Endonezya'da yer alan Universitas Nasional İslam Çalışmaları Merkezi (PPI UNAS) tarafından hazırlanan "İklim Politikalarının Hac İbadetine Etkisi" başlıklı rapora göre, küresel ortalama sıcaklık artışı, ağırlıklı olarak fosil yakıt kullanımı, ormansızlaşma ve sürdürülemez tarımsal uygulamalardan kaynaklanan insan faaliyetleri nedeniyle şimdiden yaklaşık 1,2 dereceye ulaştı.
Mevcut iklim politikaları küresel sıcaklık artışının yüzyıl sonuna kadar 2,7 dereceyi bulma riskini gündeme getiriyor. Bu küresel ısınma seviyesinde, yaz aylarında artan sıcaklık stresi hacıların sağlığını tehdit edecek tehlikeli boyutlara ulaşabilir.
Küresel sıcaklık artışının Paris Anlaşması'ndaki hedef kapsamında 1,5 dereceyle sınırlandırılmasının ise nem ve sıcaklık seviyesinin tehlikeli sınıra ulaşmasını büyük ölçüde azaltacağı öngörülüyor.
Bu nedenle, bugüne kadar iklim değişikliğinden en fazla sorumlu olan ABD, Çin, Rusya, Brezilya ve Avrupa Birliği'nin yanı sıra yüksek emisyonlara neden olan ülkelerin emisyonlarını hızla azaltması için iklim politikalarını güçlendirilmesi gerekiyor.
Söz konusu yüksek emisyona neden olan ülkeler tarafından hızla önlem alınmaması halinde, küresel ısınmanın hac ziyaretlerini giderek daha tehlikeli hale getirmesini önlemek mümkün olmayacak.
Suudi Arabistan, Birleşik Arap Emirlikleri, İran, Türkiye, Bangladeş, Mısır ve Endonezya dahil olmak üzere Müslüman çoğunluğa sahip birçok ülkenin emisyon azaltım planlarını güçlendirerek iklim değişikliğine karşı küresel eyleme katkıda bulunmasına ihtiyaç duyuluyor.
– Yetkililere "harekete geçin" çağrısı
Öte yandan, Müslüman çoğunluğa sahip ülkelerden Maldivler ve Fas, Paris Anlaşması ile uyumlu iklim politikalarıyla küresel ısınmayı sınırlandırmayı hedefleyen lider ülkeler olarak öne çıkıyor.

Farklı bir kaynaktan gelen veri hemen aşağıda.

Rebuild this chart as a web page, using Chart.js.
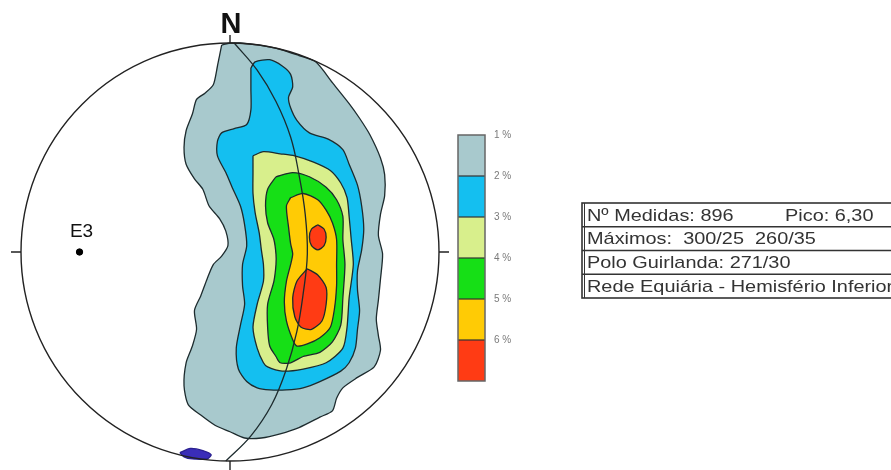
<!DOCTYPE html>
<html>
<head>
<meta charset="utf-8">
<script src="https://cdn.jsdelivr.net/npm/chart.js@4.4.1/dist/chart.umd.min.js"></script>
<style>
  body { margin: 0; background: #fff; }
  #wrap { width: 891px; height: 470px; }
</style>
</head>
<body>
<div id="wrap"><canvas id="net" width="891" height="470"></canvas></div>
<script>
// Contour levels (density %), colour per level
const levelLabels = ['1 %', '2 %', '3 %', '4 %', '5 %', '6 %'];
const levelColors = ['#a8c9cd', '#14bff0', '#d8ef8c', '#16df16', '#ffcb05', '#ff3b14'];

// Contours in net units (radius of the net = 100)
const contour1 = [[-4,99],[-5,94],[-6,89],[-8,80],[-12,76],[-16,73],[-18,66],[-21,58],[-22,50],[-21,42],[-17,35],[-13,30],[-10,22],[-5,16],[-2,10],[-1,3],[-4,-2],[-8,-6],[-11,-13],[-14,-21],[-17,-28],[-16,-37],[-18,-45],[-21,-53],[-22,-64],[-20,-73],[-14,-78],[-7,-83],[0,-86],[7,-89],[15,-89],[24,-87],[33,-84],[43,-79],[49,-76],[51,-70],[54,-65],[61,-60],[69,-55],[72,-47],[71,-40],[70,-32],[71,-23],[72,-13],[73,-1],[71,8],[72,18],[74,27],[74,37],[72,45],[67,56],[62,64],[57,71],[49,81],[41,91],[33,94],[24,97],[14,99],[5,100],[0,100]];
const contour2 = [[10,88],[12,91],[19,92],[25,89],[29,85],[30,79],[28,74],[29,69],[32,63],[38,57],[47,54],[54,49],[57,42],[61,32],[63,22],[64,11],[63,1],[61,-9],[61,-18],[62,-28],[61,-37],[60,-46],[57,-53],[53,-57],[43,-62],[35,-65],[27,-66],[19,-66],[13,-65],[8,-62],[4,-56],[3,-46],[5,-35],[7,-25],[6,-16],[6,-6],[8,3],[7,13],[5,22],[1,31],[-2,38],[-6,46],[-6,53],[-4,57],[2,59],[8,61],[10,68],[10,78]];
const contour3 = [[11,46],[16,48],[24,47],[31,46],[40,43],[48,39],[53,33],[56,26],[57,17],[58,6],[59,-6],[57,-22],[56,-36],[54,-46],[46,-53],[35,-56],[25,-57],[18,-55],[16,-53],[13,-46],[11,-36],[13,-25],[16,-14],[16,-6],[15,1],[14,9],[12,19],[11,28],[11,38]];
const contour4 = [[22,36],[30,38],[38,36],[46,31],[51,25],[54,17],[54,6],[55,-6],[54,-22],[53,-35],[49,-43],[43,-48],[35,-50],[29,-53],[24,-53],[22,-50],[19,-45],[18,-36],[18,-25],[21,-14],[22,-6],[22,-1],[21,6],[18,14],[17,22],[18,30]];
const contour5 = [[29,26],[35,28],[42,25],[46,20],[49,14],[51,6],[51,-6],[51,-16],[50,-27],[48,-36],[43,-41],[37,-44],[32,-45],[30,-42],[27,-33],[26,-24],[27,-14],[29,-6],[30,-1],[29,4],[28,12],[27,22]];
const contour6a = [[42,13],[45,11],[46,7],[45,3],[42,1],[39,3],[38,7],[39,11]];
const contour6b = [[37,-8],[42,-11],[46,-17],[46,-25],[44,-33],[39,-37],[34,-36],[31,-31],[30,-22],[32,-14]];
const lowPatch = [[-24,-96],[-19,-94],[-13,-95],[-9,-97],[-11,-99],[-18,-99],[-22,-98]];

// Girdle great circle (plane normal to pole 271/30) and the E3 pole
const greatCircle = [[2,100],[13,87],[22,72],[29,55],[33,37],[36,18],[37,-1],[35,-20],[32,-38],[27,-56],[20,-73],[10,-88],[-2,-100]];
const e3Point = [-72, 0];
const e3Label = 'E3';

// Stats box rows
const tableRows = [
  ['Nº Medidas: 896', 'Pico: 6,30'],
  ['Máximos:  300/25  260/35', ''],
  ['Polo Guirlanda: 271/30', ''],
  ['Rede Equiária - Hemisfério Inferior', '']
];

const toPoints = arr => arr.map(p => ({ x: p[0], y: p[1] }));
const closed = arr => toPoints(arr.concat([arr[0]]));

function contourSet(arr, color) {
  return {
    data: closed(arr),
    borderColor: '#1d2b2e',
    borderWidth: 1.3,
    backgroundColor: color,
    fill: 'shape',
    tension: 0.25,
    pointRadius: 0,
    clip: false
  };
}

// text drawn a little wider than the font, like the scanned box
function wideText(ctx, text, x, y, sx) {
  ctx.save();
  ctx.translate(x, y);
  ctx.scale(sx, 1);
  ctx.fillText(text, 0, 0);
  ctx.restore();
}

// Net outline, ticks, labels, colour scale and stats box
const netFrame = {
  id: 'netFrame',
  afterDraw(chart) {
    const ctx = chart.ctx;
    const xs = chart.scales.x, ys = chart.scales.y;
    const cx = xs.getPixelForValue(0), cy = ys.getPixelForValue(0);
    const r = xs.getPixelForValue(100) - cx;
    const font = '"Liberation Sans", Arial, sans-serif';
    ctx.save();
    ctx.strokeStyle = '#222';
    ctx.lineWidth = 1.4;
    ctx.beginPath();
    ctx.arc(cx, cy, r, 0, Math.PI * 2);
    ctx.stroke();
    ctx.beginPath();
    ctx.moveTo(cx, cy - r); ctx.lineTo(cx, cy - r - 8);
    ctx.moveTo(cx, cy + r); ctx.lineTo(cx, cy + r + 9);
    ctx.moveTo(cx - r, cy); ctx.lineTo(cx - r - 10, cy);
    ctx.moveTo(cx + r, cy); ctx.lineTo(cx + r + 10, cy);
    ctx.stroke();

    ctx.fillStyle = '#111';
    ctx.textAlign = 'center';
    ctx.textBaseline = 'alphabetic';
    ctx.font = 'bold 29px ' + font;
    ctx.fillText('N', cx + 1, cy - r - 10);
    ctx.font = '19px ' + font;
    ctx.fillText(e3Label, xs.getPixelForValue(e3Point[0]) + 2, ys.getPixelForValue(e3Point[1]) - 15);

    // colour scale
    const bx = 458, bw = 27, by = 135, bh = 41;
    levelColors.forEach((c, i) => {
      ctx.fillStyle = c;
      ctx.fillRect(bx, by + i * bh, bw, bh);
    });
    ctx.strokeStyle = '#333';
    ctx.lineWidth = 1.2;
    for (let i = 1; i < levelColors.length; i++) {
      ctx.beginPath();
      ctx.moveTo(bx, by + i * bh);
      ctx.lineTo(bx + bw, by + i * bh);
      ctx.stroke();
    }
    ctx.strokeStyle = '#666';
    ctx.lineWidth = 1.5;
    ctx.strokeRect(bx, by, bw, bh * levelColors.length);
    ctx.fillStyle = '#7a7a7a';
    ctx.font = '10px ' + font;
    ctx.textAlign = 'left';
    ctx.textBaseline = 'middle';
    levelLabels.forEach((t, i) => ctx.fillText(t, bx + 36, by + i * bh));

    // stats box
    const tx = 582, ty = 203, rh = 23.75;
    ctx.strokeStyle = '#333';
    ctx.lineWidth = 1.6;
    ctx.strokeRect(tx, ty, 400, rh * tableRows.length);
    ctx.beginPath();
    ctx.moveTo(tx + 2.5, ty);
    ctx.lineTo(tx + 2.5, ty + rh * tableRows.length);
    ctx.lineWidth = 1;
    ctx.stroke();
    ctx.lineWidth = 1.6;
    for (let i = 1; i < tableRows.length; i++) {
      ctx.beginPath();
      ctx.moveTo(tx, ty + i * rh);
      ctx.lineTo(891, ty + i * rh);
      ctx.stroke();
    }
    ctx.fillStyle = '#333';
    ctx.font = '17px ' + font;
    tableRows.forEach((row, i) => {
      const y = ty + rh * (i + 0.5) + 1;
      wideText(ctx, row[0], tx + 5, y, 1.17);
      if (row[1]) wideText(ctx, row[1], 785, y, 1.17);
    });
    ctx.restore();
  }
};

new Chart(document.getElementById('net'), {
  type: 'line',
  data: {
    datasets: [
      {
        data: toPoints([e3Point]),
        showLine: false,
        pointRadius: 3.2,
        pointBackgroundColor: '#000',
        pointBorderColor: '#000',
        clip: false
      },
      {
        data: toPoints(greatCircle),
        borderColor: '#1d2b2e',
        borderWidth: 1.3,
        fill: false,
        tension: 0.4,
        pointRadius: 0,
        clip: false
      },
      contourSet(contour6a, levelColors[5]),
      contourSet(contour6b, levelColors[5]),
      contourSet(contour5, levelColors[4]),
      contourSet(contour4, levelColors[3]),
      contourSet(contour3, levelColors[2]),
      contourSet(contour2, levelColors[1]),
      contourSet(contour1, levelColors[0]),
      Object.assign(contourSet(lowPatch, '#3a2db8'), { borderColor: '#2a2090' })
    ]
  },
  options: {
    responsive: false,
    animation: false,
    layout: { padding: { left: 21, right: 452, top: 43, bottom: 9 } },
    scales: {
      x: { type: 'linear', min: -100, max: 100, display: false },
      y: { type: 'linear', min: -100, max: 100, display: false }
    },
    plugins: {
      legend: { display: false },
      tooltip: { enabled: false }
    }
  },
  plugins: [netFrame]
});
</script>
</body>
</html>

Raporun yazarlarından Universitas Nasional İslam Çalışmaları Merkezi Başkanı Dr. Fachruddin M. Mangunjaya, raporun İslam ümmetinin iklim değişikliğiyle ilgilenmesi ve bu konuda harekete geçmesi için önemli bir tablo çizdiğini belirterek, "İklim değişikliğinin neden olduğu aşırı sıcak hava, hac ibadetini İslam toplulukları için daha zor ve tehlikeli hale getirecek. Akabinde iklim değişikliği birçok İslam ülkesini ve genel olarak dünya Müslüman nüfusunu da olumsuz etkileyecektir. İnsan yeryüzünün halifeleri, elçileri olarak yaratılmıştır. Bu nedenle, gezegene sahip çıkmak, onu yıkım ve bozgunculuktan uzak tutmak bizim kutsal sorumluluğumuz." ifadelerini kullandı.

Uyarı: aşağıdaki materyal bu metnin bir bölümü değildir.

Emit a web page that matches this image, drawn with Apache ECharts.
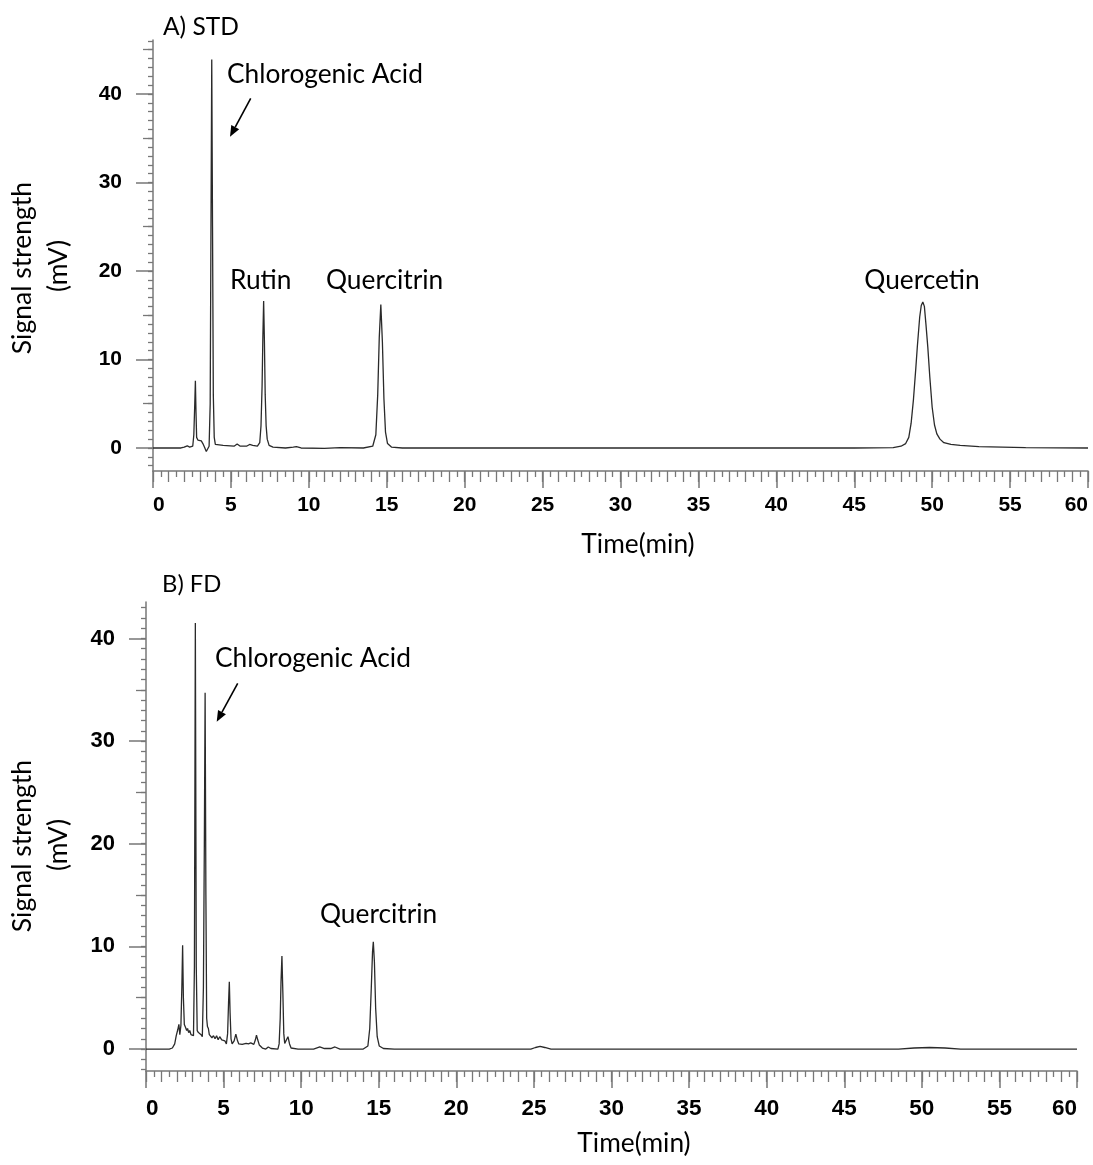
<!DOCTYPE html>
<html lang="en">
<head>
<meta charset="utf-8">
<title>HPLC chromatograms - STD / FD</title>
<style>
  html, body { margin: 0; padding: 0; background: #fff; }
  #page { width: 1093px; height: 1165px; }
</style>
</head>
<body>
<div id="page"></div>
<script src="https://cdn.jsdelivr.net/npm/echarts@6/dist/echarts.min.js"></script>
<script>
// A) STD : [retention time (min), signal (mV)]
var stdTrace = [
  [0, 0], [1.8, 0], [2.0, 0.1], [2.2, 0.25], [2.35, 0.1], [2.55, 0.2], [2.62, 1.5], [2.68, 5],
  [2.72, 7.6], [2.76, 4], [2.8, 1.2], [2.88, 0.9], [3.0, 0.9], [3.1, 0.8], [3.2, 0.5], [3.3, 0.1],
  [3.42, -0.4], [3.5, -0.2], [3.6, 0.2], [3.67, 5], [3.72, 25], [3.77, 43.9], [3.82, 25], [3.87, 6],
  [3.93, 1.2], [4.0, 0.4], [4.5, 0.3], [5.2, 0.2], [5.4, 0.45], [5.6, 0.2], [6.0, 0.2], [6.2, 0.4],
  [6.3, 0.6], [6.4, 0.3], [6.7, 0.2], [6.85, 0.6], [6.93, 2.5], [7.0, 7], [7.05, 12.5], [7.1, 16.6],
  [7.15, 12], [7.2, 6], [7.26, 2.5], [7.33, 1.0], [7.45, 0.3], [7.7, 0.1], [8.5, 0], [9.0, 0.1],
  [9.2, 0.15], [9.5, 0], [11, -0.05], [12, 0.05], [13.5, 0], [14.1, 0.2], [14.3, 1.5], [14.42, 6],
  [14.52, 12.5], [14.62, 16.2], [14.72, 12], [14.82, 5.5], [14.92, 1.8], [15.05, 0.5], [15.3, 0.1],
  [16, 0], [30, 0], [45, 0], [47.5, 0.05], [48.0, 0.2], [48.3, 0.5], [48.5, 1.2], [48.65, 2.8],
  [48.8, 5.5], [48.95, 9], [49.05, 11.5], [49.2, 14.8], [49.3, 16.1], [49.4, 16.5], [49.5, 16],
  [49.6, 14], [49.72, 11.4], [49.85, 8], [50.0, 4.6], [50.15, 2.6], [50.3, 1.6], [50.5, 1.0],
  [50.75, 0.6], [51.2, 0.4], [51.8, 0.3], [53, 0.15], [56, 0.05], [60, 0]
];

// B) FD
var fdTrace = [
  [0, 0], [1.5, 0], [1.7, 0.1], [1.85, 0.5], [1.95, 1.3], [2.05, 1.9], [2.12, 2.4], [2.18, 1.4],
  [2.25, 2.3], [2.31, 6], [2.36, 10.1], [2.41, 5], [2.47, 2.4], [2.55, 2.1], [2.62, 1.8], [2.68, 2.0],
  [2.75, 1.6], [2.82, 1.8], [2.9, 1.4], [2.98, 1.5], [3.06, 1.3], [3.12, 8], [3.18, 41.5], [3.24, 8],
  [3.3, 1.8], [3.38, 1.6], [3.46, 1.5], [3.55, 1.4], [3.63, 1.2], [3.7, 6], [3.76, 20], [3.81, 34.7],
  [3.86, 15], [3.91, 3], [3.96, 2.2], [4.02, 2.0], [4.08, 1.4], [4.15, 1.5], [4.25, 1.1], [4.35, 1.3],
  [4.45, 1.0], [4.55, 1.3], [4.65, 0.9], [4.75, 1.2], [4.88, 0.9], [4.98, 1.0], [5.08, 0.8], [5.18, 0.5],
  [5.26, 1.5], [5.32, 4.5], [5.37, 6.55], [5.42, 3.5], [5.48, 1.0], [5.55, 0.5], [5.68, 0.8], [5.79, 1.45],
  [5.9, 0.8], [5.98, 0.5], [6.2, 0.45], [6.45, 0.55], [6.6, 0.5], [6.75, 0.6], [6.85, 0.5], [6.95, 0.45],
  [7.05, 0.9], [7.12, 1.35], [7.2, 0.9], [7.3, 0.4], [7.5, 0.1], [7.72, 0], [7.88, 0.2], [8.05, 0.05],
  [8.5, 0], [8.58, 0.5], [8.65, 3], [8.7, 6.5], [8.76, 9.05], [8.82, 5.5], [8.88, 1.5], [8.94, 0.55],
  [9.05, 0.7], [9.15, 1.2], [9.25, 0.5], [9.35, 0.1], [9.8, 0], [10.8, 0], [11.2, 0.2], [11.5, 0.05],
  [11.9, 0.05], [12.18, 0.2], [12.5, 0], [14.0, 0], [14.3, 0.3], [14.42, 2], [14.52, 6], [14.6, 9.5],
  [14.65, 10.45], [14.72, 8.5], [14.8, 4], [14.9, 1.2], [15.03, 0.3], [15.3, 0.05], [16, 0], [24.8, 0],
  [25.1, 0.15], [25.4, 0.25], [25.7, 0.15], [26.1, 0], [48.5, 0], [49.5, 0.1], [50.5, 0.15], [51.5, 0.1],
  [52.5, 0], [60, 0]
];

// tick labels
var xTickLabels = [0, 5, 10, 15, 20, 25, 30, 35, 40, 45, 50, 55, 60];
var yTickLabels = [0, 10, 20, 30, 40];
var yMidTicks = [5, 15, 25, 35, 45];

// unlabelled minor ticks
var xIntTicks = [], xHalfTicks = [], yUnitTicks = [];
for (var i = 0; i <= 60; i++) { xIntTicks.push(i); xHalfTicks.push(i + 0.5); }
for (var j = -2; j <= 46; j++) { yUnitTicks.push(j); }

var axisColor = '#777';
var tickFont = { fontFamily: "'Liberation Sans Narrow', 'Liberation Sans'", fontWeight: 'bold', color: '#000' };
var textFont = 'Lato';

function xAxes(gridIndex, labelSize, labelMargin) {
  var base = {
    type: 'value', gridIndex: gridIndex, min: 0, max: 60, position: 'bottom',
    splitLine: { show: false }
  };
  return [
    Object.assign({}, base, {
      axisLine: { show: true, onZero: false, lineStyle: { color: axisColor, width: 1.5 } },
      axisTick: { show: true, customValues: xTickLabels, length: 17, lineStyle: { color: axisColor, width: 1.5 } },
      axisLabel: Object.assign({ customValues: xTickLabels, fontSize: labelSize, margin: labelMargin,
        alignMinLabel: 'left', alignMaxLabel: 'right' }, tickFont)
    }),
    Object.assign({}, base, {
      axisLine: { show: false, onZero: false },
      axisTick: { show: true, customValues: xIntTicks, length: 11, lineStyle: { color: axisColor, width: 1.3 } },
      axisLabel: { show: false }
    }),
    Object.assign({}, base, {
      axisLine: { show: false, onZero: false },
      axisTick: { show: true, customValues: xHalfTicks, length: 6, lineStyle: { color: axisColor, width: 1.3 } },
      axisLabel: { show: false }
    })
  ];
}

function yAxes(gridIndex, yMin, yMax, labelSize) {
  var base = {
    type: 'value', gridIndex: gridIndex, min: yMin, max: yMax, position: 'left',
    splitLine: { show: false }
  };
  return [
    Object.assign({}, base, {
      axisLine: { show: true, onZero: false, lineStyle: { color: axisColor, width: 1.5 } },
      axisTick: { show: true, customValues: yTickLabels, length: 17, lineStyle: { color: axisColor, width: 1.5 } },
      axisLabel: Object.assign({ customValues: yTickLabels, fontSize: labelSize, margin: 31 }, tickFont)
    }),
    Object.assign({}, base, {
      axisLine: { show: false, onZero: false },
      axisTick: { show: true, customValues: yMidTicks, length: 10, lineStyle: { color: axisColor, width: 1.3 } },
      axisLabel: { show: false }
    }),
    Object.assign({}, base, {
      axisLine: { show: false, onZero: false },
      axisTick: { show: true, customValues: yUnitTicks, length: 5, lineStyle: { color: axisColor, width: 1.3 } },
      axisLabel: { show: false }
    })
  ];
}

function label(text, x, y, size, align) {
  return {
    type: 'text', x: x, y: y, silent: true,
    style: { text: text, fill: '#000', fontFamily: textFont, fontSize: size,
      align: align || 'left', verticalAlign: 'middle' }
  };
}

function vlabel(text, x, y, size) {
  var t = label(text, x, y, size, 'center');
  t.rotation = Math.PI / 2;
  return t;
}

function arrow(x1, y1, x2, y2) {
  var dx = x2 - x1, dy = y2 - y1, len = Math.sqrt(dx * dx + dy * dy);
  var ux = dx / len, uy = dy / len, head = 11, half = 4.5;
  var bx = x2 - ux * head, by = y2 - uy * head;
  return [
    { type: 'line', silent: true, shape: { x1: x1, y1: y1, x2: bx, y2: by },
      style: { stroke: '#000', lineWidth: 1.6 } },
    { type: 'polygon', silent: true,
      shape: { points: [[x2, y2], [bx - uy * half, by + ux * half], [bx + uy * half, by - ux * half]] },
      style: { fill: '#000' } }
  ];
}

var chart = echarts.init(document.getElementById('page'));

var option = {
  animation: false,
  backgroundColor: '#fff',
  grid: [
    { left: 153, top: 40, width: 935, height: 431 },
    { left: 146, top: 602, width: 931, height: 469 }
  ],
  xAxis: xAxes(0, 21, 24).concat(xAxes(1, 22.5, 26)),
  yAxis: yAxes(0, -2.6, 46.1, 21).concat(yAxes(1, -2.14, 43.55, 22)),
  series: [
    {
      name: 'STD', type: 'line', xAxisIndex: 0, yAxisIndex: 0, data: stdTrace,
      showSymbol: false, lineStyle: { color: '#2a2a2a', width: 1.3 }
    },
    {
      name: 'FD', type: 'line', xAxisIndex: 3, yAxisIndex: 3, data: fdTrace,
      showSymbol: false, lineStyle: { color: '#2a2a2a', width: 1.3 }
    }
  ],
  graphic: [
    label('A) STD', 163, 27, 24.5),
    label('Chlorogenic Acid', 227, 75, 26.3),
    label('Rutin', 230, 281, 26.3),
    label('Quercitrin', 326, 281, 26.3),
    label('Quercetin', 922, 281, 26.3, 'center'),
    label('Time(min)', 638, 545, 26.3, 'center'),
    vlabel('Signal strength', 22, 268, 26.5),
    vlabel('(mV)', 58, 266, 26.5),

    label('B) FD', 162, 584, 23.8),
    label('Chlorogenic Acid', 215, 659, 26.3),
    label('Quercitrin', 320, 915, 26.3),
    label('Time(min)', 634, 1144, 26.3, 'center'),
    vlabel('Signal strength', 22, 846, 26.5),
    vlabel('(mV)', 58, 845, 26.5)
  ].concat(arrow(250.7, 98.3, 230, 136.7), arrow(237.7, 683.3, 216.7, 721.7))
};

chart.setOption(option);
</script>
</body>
</html>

Üsküdar Üniversitesi Çevre Ahlakı Forumu Direktörü Prof. Dr. İbrahim Özdemir ise rapora ilişkin değerlendirmesinde, şunları kaydetti:
"Bu kutsal yolculuğa çıkanların ve gelecekte çıkacakların sağlığını düşünmek ahlaki bir sorumluluktur. İslam Küresel İklim Değişikliği Beyannamesi'ni hazırlayan ekipte yer alan biri olarak, iklim değişikliğinin, insan olarak dünyada sebep olduğumuz bozulmanın bir sonucu olduğunun altını çizmiştik. Dahası bununla mücadele için iyiliği yaymak ve kötülüğü engellemek için elimizden geleni yapmanın ahlaki sorumluluğumuz olduğunu vurgulamıştık. İnancımız bize yaratılan her şeyi Yaradan'dan ötürü sevmeyi, yarattığı her şeye hürmeti, merhameti ve en iyi şekilde muamele etmeyi emreder. Bu nedenle, Müslüman liderler, iş insanları ve yükseköğretim kurumları yenilenebilir enerji kaynaklarına yatırım yapmak ve sürdürülebilir kalkınma modelleri geliştirmekle yükümlüdür. Bu, Allah'ın yarattığı tabiata ve gelecek nesillere karşı ahlaki bir sorumluluktur. Hac vesilesiyle bu sorumluğumuzu bir daha hatırlıyor ve yetkilileri harekete geçmeye davet ediyoruz."